▶ [Instructions for the task]:
Repeat everything in the material exactly.

▶ [Task inputs]:
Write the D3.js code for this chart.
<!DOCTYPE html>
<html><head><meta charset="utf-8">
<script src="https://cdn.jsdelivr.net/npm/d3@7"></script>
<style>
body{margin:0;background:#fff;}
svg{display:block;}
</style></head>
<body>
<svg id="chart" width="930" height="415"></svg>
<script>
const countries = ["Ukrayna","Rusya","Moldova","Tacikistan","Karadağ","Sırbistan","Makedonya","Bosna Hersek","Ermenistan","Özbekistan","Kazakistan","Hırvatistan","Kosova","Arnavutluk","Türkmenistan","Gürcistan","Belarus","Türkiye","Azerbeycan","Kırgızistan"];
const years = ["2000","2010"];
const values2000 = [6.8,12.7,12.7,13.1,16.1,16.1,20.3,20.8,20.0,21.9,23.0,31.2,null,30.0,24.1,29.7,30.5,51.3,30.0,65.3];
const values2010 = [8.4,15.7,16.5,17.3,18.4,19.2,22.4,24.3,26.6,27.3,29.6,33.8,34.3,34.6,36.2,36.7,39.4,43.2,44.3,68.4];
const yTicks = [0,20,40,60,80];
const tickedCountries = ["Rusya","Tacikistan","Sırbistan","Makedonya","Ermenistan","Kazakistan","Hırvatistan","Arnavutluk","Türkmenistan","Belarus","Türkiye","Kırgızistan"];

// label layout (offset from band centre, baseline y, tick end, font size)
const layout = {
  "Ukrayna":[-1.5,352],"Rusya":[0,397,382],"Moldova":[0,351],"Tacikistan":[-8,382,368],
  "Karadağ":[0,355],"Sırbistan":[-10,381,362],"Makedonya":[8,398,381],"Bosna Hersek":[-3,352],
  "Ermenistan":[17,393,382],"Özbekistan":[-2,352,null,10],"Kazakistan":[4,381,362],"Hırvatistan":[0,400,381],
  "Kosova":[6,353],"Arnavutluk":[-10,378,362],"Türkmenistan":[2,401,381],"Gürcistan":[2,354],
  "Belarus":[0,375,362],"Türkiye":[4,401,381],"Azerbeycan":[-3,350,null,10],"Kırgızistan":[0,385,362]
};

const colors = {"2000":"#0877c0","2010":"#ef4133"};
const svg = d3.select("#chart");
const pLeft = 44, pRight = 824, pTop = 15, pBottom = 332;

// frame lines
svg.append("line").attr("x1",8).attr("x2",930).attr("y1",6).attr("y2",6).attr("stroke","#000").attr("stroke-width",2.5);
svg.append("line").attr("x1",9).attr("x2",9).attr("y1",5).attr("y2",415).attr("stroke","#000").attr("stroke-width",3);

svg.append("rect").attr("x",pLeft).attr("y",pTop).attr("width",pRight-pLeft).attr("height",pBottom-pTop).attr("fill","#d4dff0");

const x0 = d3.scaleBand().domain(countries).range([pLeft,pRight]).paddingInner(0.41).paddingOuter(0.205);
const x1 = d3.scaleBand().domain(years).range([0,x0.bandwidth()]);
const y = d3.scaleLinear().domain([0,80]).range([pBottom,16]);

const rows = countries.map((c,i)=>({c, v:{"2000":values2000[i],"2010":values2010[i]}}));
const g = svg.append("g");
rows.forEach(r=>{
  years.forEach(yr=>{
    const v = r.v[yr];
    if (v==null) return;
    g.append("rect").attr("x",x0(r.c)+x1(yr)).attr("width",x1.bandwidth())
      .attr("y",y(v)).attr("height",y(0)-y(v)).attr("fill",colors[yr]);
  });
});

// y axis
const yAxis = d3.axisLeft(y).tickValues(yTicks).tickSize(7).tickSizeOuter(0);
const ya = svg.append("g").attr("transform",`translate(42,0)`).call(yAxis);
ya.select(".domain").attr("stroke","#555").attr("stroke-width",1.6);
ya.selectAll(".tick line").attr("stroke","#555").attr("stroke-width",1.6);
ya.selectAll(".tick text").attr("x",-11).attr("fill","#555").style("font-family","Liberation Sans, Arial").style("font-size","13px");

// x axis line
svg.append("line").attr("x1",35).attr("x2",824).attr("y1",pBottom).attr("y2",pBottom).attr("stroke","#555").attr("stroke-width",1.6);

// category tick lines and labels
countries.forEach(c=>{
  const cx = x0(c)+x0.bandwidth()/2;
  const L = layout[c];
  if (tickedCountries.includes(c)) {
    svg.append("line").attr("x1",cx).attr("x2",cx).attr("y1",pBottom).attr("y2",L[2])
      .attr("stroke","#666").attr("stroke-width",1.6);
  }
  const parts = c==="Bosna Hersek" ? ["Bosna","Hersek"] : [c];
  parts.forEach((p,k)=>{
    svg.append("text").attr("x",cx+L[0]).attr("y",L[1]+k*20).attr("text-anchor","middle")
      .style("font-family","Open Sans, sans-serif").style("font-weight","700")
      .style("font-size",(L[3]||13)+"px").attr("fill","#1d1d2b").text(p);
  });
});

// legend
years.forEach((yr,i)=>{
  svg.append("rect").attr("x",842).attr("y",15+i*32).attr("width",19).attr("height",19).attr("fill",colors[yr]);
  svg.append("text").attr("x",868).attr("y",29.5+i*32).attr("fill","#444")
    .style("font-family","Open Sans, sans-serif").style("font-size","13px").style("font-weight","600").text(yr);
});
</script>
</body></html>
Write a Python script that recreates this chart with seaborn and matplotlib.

▶ [Solution to this task]:
Write the D3.js code for this chart.
<!DOCTYPE html>
<html><head><meta charset="utf-8">
<script src="https://cdn.jsdelivr.net/npm/d3@7"></script>
<style>
body{margin:0;background:#fff;}
svg{display:block;}
</style></head>
<body>
<svg id="chart" width="930" height="415"></svg>
<script>
const countries = ["Ukrayna","Rusya","Moldova","Tacikistan","Karadağ","Sırbistan","Makedonya","Bosna Hersek","Ermenistan","Özbekistan","Kazakistan","Hırvatistan","Kosova","Arnavutluk","Türkmenistan","Gürcistan","Belarus","Türkiye","Azerbeycan","Kırgızistan"];
const years = ["2000","2010"];
const values2000 = [6.8,12.7,12.7,13.1,16.1,16.1,20.3,20.8,20.0,21.9,23.0,31.2,null,30.0,24.1,29.7,30.5,51.3,30.0,65.3];
const values2010 = [8.4,15.7,16.5,17.3,18.4,19.2,22.4,24.3,26.6,27.3,29.6,33.8,34.3,34.6,36.2,36.7,39.4,43.2,44.3,68.4];
const yTicks = [0,20,40,60,80];
const tickedCountries = ["Rusya","Tacikistan","Sırbistan","Makedonya","Ermenistan","Kazakistan","Hırvatistan","Arnavutluk","Türkmenistan","Belarus","Türkiye","Kırgızistan"];

// label layout (offset from band centre, baseline y, tick end, font size)
const layout = {
  "Ukrayna":[-1.5,352],"Rusya":[0,397,382],"Moldova":[0,351],"Tacikistan":[-8,382,368],
  "Karadağ":[0,355],"Sırbistan":[-10,381,362],"Makedonya":[8,398,381],"Bosna Hersek":[-3,352],
  "Ermenistan":[17,393,382],"Özbekistan":[-2,352,null,10],"Kazakistan":[4,381,362],"Hırvatistan":[0,400,381],
  "Kosova":[6,353],"Arnavutluk":[-10,378,362],"Türkmenistan":[2,401,381],"Gürcistan":[2,354],
  "Belarus":[0,375,362],"Türkiye":[4,401,381],"Azerbeycan":[-3,350,null,10],"Kırgızistan":[0,385,362]
};

const colors = {"2000":"#0877c0","2010":"#ef4133"};
const svg = d3.select("#chart");
const pLeft = 44, pRight = 824, pTop = 15, pBottom = 332;

// frame lines
svg.append("line").attr("x1",8).attr("x2",930).attr("y1",6).attr("y2",6).attr("stroke","#000").attr("stroke-width",2.5);
svg.append("line").attr("x1",9).attr("x2",9).attr("y1",5).attr("y2",415).attr("stroke","#000").attr("stroke-width",3);

svg.append("rect").attr("x",pLeft).attr("y",pTop).attr("width",pRight-pLeft).attr("height",pBottom-pTop).attr("fill","#d4dff0");

const x0 = d3.scaleBand().domain(countries).range([pLeft,pRight]).paddingInner(0.41).paddingOuter(0.205);
const x1 = d3.scaleBand().domain(years).range([0,x0.bandwidth()]);
const y = d3.scaleLinear().domain([0,80]).range([pBottom,16]);

const rows = countries.map((c,i)=>({c, v:{"2000":values2000[i],"2010":values2010[i]}}));
const g = svg.append("g");
rows.forEach(r=>{
  years.forEach(yr=>{
    const v = r.v[yr];
    if (v==null) return;
    g.append("rect").attr("x",x0(r.c)+x1(yr)).attr("width",x1.bandwidth())
      .attr("y",y(v)).attr("height",y(0)-y(v)).attr("fill",colors[yr]);
  });
});

// y axis
const yAxis = d3.axisLeft(y).tickValues(yTicks).tickSize(7).tickSizeOuter(0);
const ya = svg.append("g").attr("transform",`translate(42,0)`).call(yAxis);
ya.select(".domain").attr("stroke","#555").attr("stroke-width",1.6);
ya.selectAll(".tick line").attr("stroke","#555").attr("stroke-width",1.6);
ya.selectAll(".tick text").attr("x",-11).attr("fill","#555").style("font-family","Liberation Sans, Arial").style("font-size","13px");

// x axis line
svg.append("line").attr("x1",35).attr("x2",824).attr("y1",pBottom).attr("y2",pBottom).attr("stroke","#555").attr("stroke-width",1.6);

// category tick lines and labels
countries.forEach(c=>{
  const cx = x0(c)+x0.bandwidth()/2;
  const L = layout[c];
  if (tickedCountries.includes(c)) {
    svg.append("line").attr("x1",cx).attr("x2",cx).attr("y1",pBottom).attr("y2",L[2])
      .attr("stroke","#666").attr("stroke-width",1.6);
  }
  const parts = c==="Bosna Hersek" ? ["Bosna","Hersek"] : [c];
  parts.forEach((p,k)=>{
    svg.append("text").attr("x",cx+L[0]).attr("y",L[1]+k*20).attr("text-anchor","middle")
      .style("font-family","Open Sans, sans-serif").style("font-weight","700")
      .style("font-size",(L[3]||13)+"px").attr("fill","#1d1d2b").text(p);
  });
});

// legend
years.forEach((yr,i)=>{
  svg.append("rect").attr("x",842).attr("y",15+i*32).attr("width",19).attr("height",19).attr("fill",colors[yr]);
  svg.append("text").attr("x",868).attr("y",29.5+i*32).attr("fill","#444")
    .style("font-family","Open Sans, sans-serif").style("font-size","13px").style("font-weight","600").text(yr);
});
</script>
</body></html>
Write a Python script that recreates this chart with seaborn and matplotlib.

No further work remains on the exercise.